For resin printers, setup includes leveling the build plate, checking exposure settings, and preparing your wash and cure routine. Resin printing can feel more technical upfront, but once dialed in, it can be impressively consistent for detail-heavy work.
Learning the software side without overwhelm
The software can look intimidating at first, but most beginners only need a handful of settings to start printing successfully. Layer height, print speed, infill, supports, and temperature are the main ones you’ll see repeatedly.
Layer height affects detail and print time. Lower layer heights can look better, but they take longer. Infill controls how solid the inside of the object is. More infill can make parts stronger, but it also uses more material and time. Supports help print overhangs, though removing them can leave marks on the surface.
At the beginning, preset profiles are your friend. Use the settings recommended for your printer and material rather than trying to optimize everything on day one. Once you’ve printed several successful models, then start experimenting. That’s the point where tuning becomes productive instead of random.
If you want to design your own parts, you can add CAD software later. Many users spend their first weeks simply learning how to print downloaded models well. That is still real progress. Design can come next.
What beginners should print first
Your first prints should teach you something useful. A calibration cube, benchy boat, cable clip, controller stand, or simple storage tray all make sense because they reveal different aspects of print quality without consuming too much time or material.

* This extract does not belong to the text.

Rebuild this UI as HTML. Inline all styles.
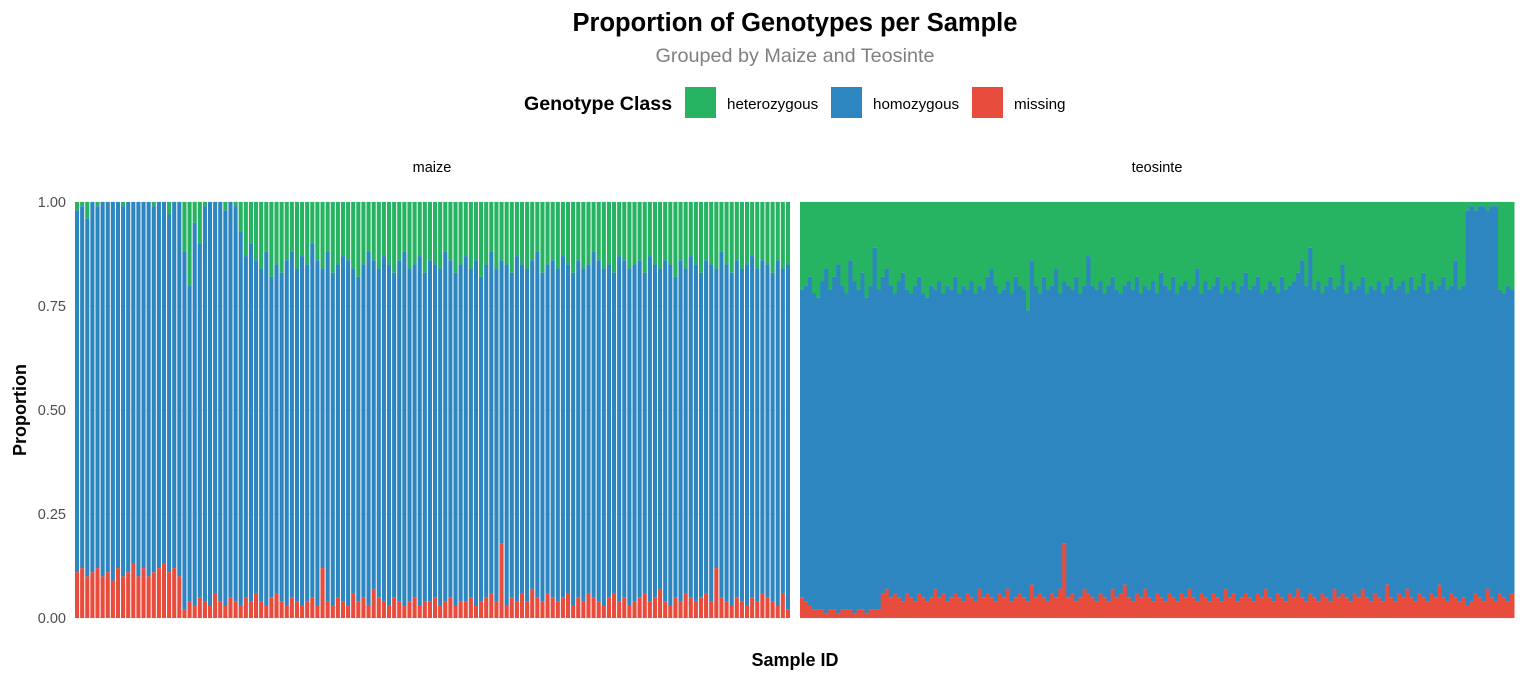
<!DOCTYPE html>
<html><head><meta charset="utf-8"><style>
body{margin:0;background:#fff;font-family:"Liberation Sans",Arial,sans-serif}
svg text{font-family:"Liberation Sans",Arial,sans-serif}
</style></head><body>
<svg id="chart" width="1525" height="680" xmlns="http://www.w3.org/2000/svg">
<text x="795" y="31" text-anchor="middle" font-size="25.5" font-weight="bold" fill="#000">Proportion of Genotypes per Sample</text>
<text x="795" y="62" text-anchor="middle" font-size="19.8" fill="#808080">Grouped by Maize and Teosinte</text>
<g>
<text x="524" y="110" font-size="19.6" font-weight="bold">Genotype Class</text>
<g><rect x="685" y="87" width="31" height="31" fill="#27b462"/><text x="727" y="109" font-size="15.2">heterozygous</text></g>
<g><rect x="831" y="87" width="31" height="31" fill="#2e86c1"/><text x="873" y="109" font-size="15.2">homozygous</text></g>
<g><rect x="972" y="87" width="31" height="31" fill="#e74c3c"/><text x="1014" y="109" font-size="15.2">missing</text></g>
</g>
<text x="432" y="172" text-anchor="middle" font-size="14.5">maize</text>
<text x="1157" y="172" text-anchor="middle" font-size="14.5">teosinte</text>
<text transform="translate(26,410) rotate(-90)" text-anchor="middle" font-size="18" font-weight="bold">Proportion</text>
<text x="795" y="666" text-anchor="middle" font-size="18" font-weight="bold">Sample ID</text>
<g id="grid"></g><g id="yticks"></g><g id="bars"></g>
</svg>
<script>
const yTicks=[0,0.25,0.5,0.75,1];
const yTickLabels=["0.00","0.25","0.50","0.75","1.00"];
const maizeMissing=[0.11,0.12,0.10,0.11,0.12,0.10,0.11,0.09,0.12,0.10,0.11,0.13,0.10,0.12,0.10,0.11,0.12,0.13,0.11,0.12,0.10,
0.02,0.04,0.03,0.05,0.04,0.03,0.06,0.04,0.03,0.05,0.04,0.03,0.05,0.04,0.06,0.04,0.03,0.05,0.06,0.04,0.03,0.05,0.04,0.03,0.04,0.05,0.03,0.12,0.04,0.03,0.05,0.04,0.03,0.06,0.04,0.05,0.03,0.07,0.05,0.04,0.03,0.05,0.04,0.03,0.04,0.05,0.03,0.04,0.04,0.05,0.03,0.04,0.05,0.03,0.04,0.04,0.05,0.03,0.04,0.05,0.06,0.04,0.18,0.03,0.05,0.04,0.06,0.04,0.07,0.05,0.04,0.06,0.05,0.04,0.05,0.06,0.03,0.05,0.04,0.06,0.05,0.04,0.03,0.05,0.06,0.04,0.05,0.03,0.04,0.05,0.06,0.04,0.05,0.07,0.04,0.03,0.05,0.04,0.06,0.05,0.04,0.05,0.06,0.04,0.12,0.05,0.04,0.03,0.05,0.04,0.03,0.05,0.04,0.06,0.05,0.04,0.03,0.06,0.02];
const maizeTop=[0.98,0.99,0.96,1.0,0.99,1.0,1.0,1.0,1.0,0.99,1.0,1.0,1.0,1.0,1.0,0.99,1.0,1.0,0.97,1.0,1.0,
0.88,0.80,0.95,0.90,0.99,1.0,1.0,1.0,0.98,1.0,0.99,0.93,0.87,0.90,0.86,0.84,0.88,0.82,0.85,0.83,0.86,0.88,0.84,0.87,0.85,0.90,0.86,0.84,0.88,0.83,0.85,0.87,0.86,0.84,0.82,0.85,0.88,0.86,0.84,0.87,0.85,0.83,0.86,0.88,0.84,0.85,0.87,0.83,0.86,0.85,0.84,0.88,0.86,0.83,0.85,0.87,0.84,0.86,0.82,0.85,0.88,0.84,0.86,0.85,0.83,0.87,0.85,0.84,0.86,0.88,0.83,0.85,0.86,0.84,0.87,0.85,0.83,0.86,0.84,0.85,0.88,0.86,0.84,0.85,0.83,0.87,0.86,0.84,0.85,0.86,0.83,0.87,0.85,0.84,0.86,0.85,0.82,0.86,0.84,0.87,0.85,0.83,0.86,0.85,0.84,0.88,0.85,0.83,0.86,0.84,0.85,0.87,0.84,0.86,0.85,0.83,0.86,0.84,0.85,0.87,0.84,0.86,0.83];
const teoMissing=[0.05,0.04,0.03,0.02,0.02,0.02,0.01,0.02,0.02,0.01,0.02,0.02,0.02,0.01,0.02,0.02,0.01,0.02,0.02,0.02,0.06,0.07,0.05,0.06,0.05,0.04,0.06,0.05,0.04,0.06,0.05,0.04,0.05,0.07,0.05,0.06,0.04,0.05,0.06,0.05,0.04,0.06,0.05,0.04,0.07,0.05,0.06,0.05,0.04,0.06,0.05,0.07,0.04,0.05,0.06,0.05,0.04,0.08,0.05,0.06,0.05,0.04,0.06,0.05,0.07,0.18,0.05,0.06,0.04,0.05,0.07,0.06,0.05,0.04,0.06,0.05,0.04,0.07,0.05,0.06,0.08,0.05,0.04,0.06,0.05,0.07,0.05,0.04,0.06,0.05,0.04,0.06,0.05,0.04,0.06,0.05,0.07,0.05,0.04,0.06,0.05,0.04,0.06,0.05,0.04,0.07,0.05,0.06,0.04,0.05,0.06,0.05,0.04,0.06,0.05,0.07,0.05,0.04,0.06,0.05,0.04,0.06,0.05,0.07,0.05,0.04,0.06,0.05,0.04,0.06,0.05,0.04,0.07,0.05,0.06,0.05,0.04,0.06,0.05,0.07,0.05,0.04,0.06,0.05,0.04,0.08,0.05,0.04,0.06,0.05,0.07,0.05,0.04,0.06,0.05,0.04,0.06,0.05,0.08,0.05,0.04,0.06,0.05,0.04,0.05,0.03,0.04,0.06,0.05,0.04,0.07,0.05,0.04,0.06,0.05,0.04,0.06,0.05];
const teoTop=[0.79,0.80,0.82,0.78,0.77,0.81,0.84,0.79,0.82,0.85,0.80,0.78,0.86,0.81,0.79,0.83,0.77,0.80,0.89,0.79,0.82,0.84,0.80,0.78,0.81,0.83,0.79,0.78,0.80,0.82,0.78,0.77,0.80,0.79,0.81,0.78,0.80,0.79,0.82,0.78,0.80,0.79,0.81,0.78,0.80,0.79,0.82,0.84,0.80,0.78,0.79,0.81,0.78,0.82,0.80,0.79,0.74,0.86,0.80,0.78,0.82,0.79,0.80,0.84,0.78,0.81,0.80,0.79,0.82,0.78,0.80,0.87,0.80,0.79,0.81,0.78,0.80,0.82,0.79,0.78,0.80,0.81,0.79,0.82,0.78,0.80,0.79,0.81,0.78,0.83,0.80,0.79,0.82,0.78,0.80,0.81,0.79,0.80,0.84,0.78,0.81,0.79,0.80,0.82,0.78,0.80,0.79,0.81,0.78,0.80,0.83,0.79,0.80,0.82,0.78,0.79,0.81,0.80,0.78,0.82,0.79,0.80,0.81,0.83,0.86,0.80,0.89,0.79,0.81,0.78,0.80,0.82,0.79,0.80,0.85,0.78,0.81,0.79,0.80,0.82,0.78,0.80,0.79,0.81,0.78,0.80,0.82,0.79,0.80,0.81,0.78,0.82,0.79,0.80,0.83,0.78,0.81,0.79,0.80,0.82,0.79,0.80,0.86,0.79,0.80,0.98,0.99,0.98,0.99,0.99,0.98,0.99,0.99,0.79,0.78,0.80,0.79];
const colors={het:"#27b462",hom:"#2e86c1",miss:"#e74c3c"};
const y0=618,y1=202;
const ys=v=>y0-(y0-y1)*v;
const NS="http://www.w3.org/2000/svg";
const bars=document.getElementById('bars');
function rect(x,y,w,h,fill,name){const r=document.createElementNS(NS,'rect');r.setAttribute('x',x);r.setAttribute('y',y);r.setAttribute('width',w);r.setAttribute('height',Math.max(0,h));r.setAttribute('fill',fill);


bars.appendChild(r);}
const grid=document.getElementById('grid'),yt=document.getElementById('yticks');
yTicks.forEach((t,i)=>{const yy=ys(t);
[[75,790],[800,1514]].forEach(p=>{const l=document.createElementNS(NS,'line');l.setAttribute('x1',p[0]);l.setAttribute('x2',p[1]);l.setAttribute('y1',yy);l.setAttribute('y2',yy);l.setAttribute('stroke','#ebebeb');


grid.appendChild(l);});
const tx=document.createElementNS(NS,'text');tx.setAttribute('x',66);tx.setAttribute('y',yy+5);tx.setAttribute('text-anchor','end');tx.setAttribute('font-size','14.5');tx.setAttribute('fill','#4d4d4d');tx.textContent=yTickLabels[i];


yt.appendChild(tx);});
function panel(x0,x1,miss,top,gap){const n=Math.min(miss.length,top.length),bw=(x1-x0)/n;
for(let i=0;i<n;i++){const x=x0+i*bw,w=gap?bw-gap:bw+0.5;
rect(x,ys(1),w,ys(top[i])-ys(1),colors.het,'bar-heterozygous');
rect(x,ys(top[i]),w,ys(miss[i])-ys(top[i]),colors.hom,'bar-homozygous');
rect(x,ys(miss[i]),w,y0-ys(miss[i]),colors.miss,'bar-missing');}}
panel(75,791,maizeMissing,maizeTop,1);
panel(800,1514,teoMissing,teoTop,0);
</script>
</body></html>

Functional prints are especially satisfying for beginners. There’s a big difference between reading about layer lines and holding a custom part you made for your desk, workshop, or gaming setup. That moment is where the hobby starts to feel valuable, not just interesting.
Try to avoid giant multipart helmets, highly articulated mechanisms, or ultra-detailed display pieces as your very first projects. Ambitious prints are part of the fun, but confidence builds faster when you stack a few straightforward wins first.
Common problems and what they usually mean
Every 3D printing setup has a learning curve. Filament may not stick. Layers may shift. Corners may warp. Resin prints may fail to adhere to the build plate. These problems are common, and most have practical causes.
Poor bed adhesion often comes from leveling issues, incorrect temperatures, or a dirty build surface. Stringing can point to temperature settings or retraction tuning. Warping may mean your material needs a more stable environment or different bed conditions. Resin failures often trace back to plate leveling, exposure settings, or model orientation.
The key is to change one variable at a time. Beginners often make five adjustments at once, then have no idea which change fixed the issue or made it worse. A calm, methodical approach gets better results than constant guessing.
Is 3D printing worth it for home users?
For the right person, absolutely. If you enjoy customizing your space, building useful gear, prototyping ideas, or creating parts on demand, a 3D printer can become one of the most versatile tools in your home setup. It fits especially well alongside other enthusiast gear because it supports creativity and performance at the same time.
That said, it’s not magic. You are trading some convenience for capability. Printing takes time. Maintenance is real. Failed prints happen. But for people who value making over merely buying, that trade is often more than worth it.
If you’re ready to invest in future-ready gear, take the same approach you would with any premium tech purchase: buy for the experience you want, not just the spec sheet you saw first. Start with a printer that fits your goals, give yourself room to learn, and let your first few successful prints pull you forward.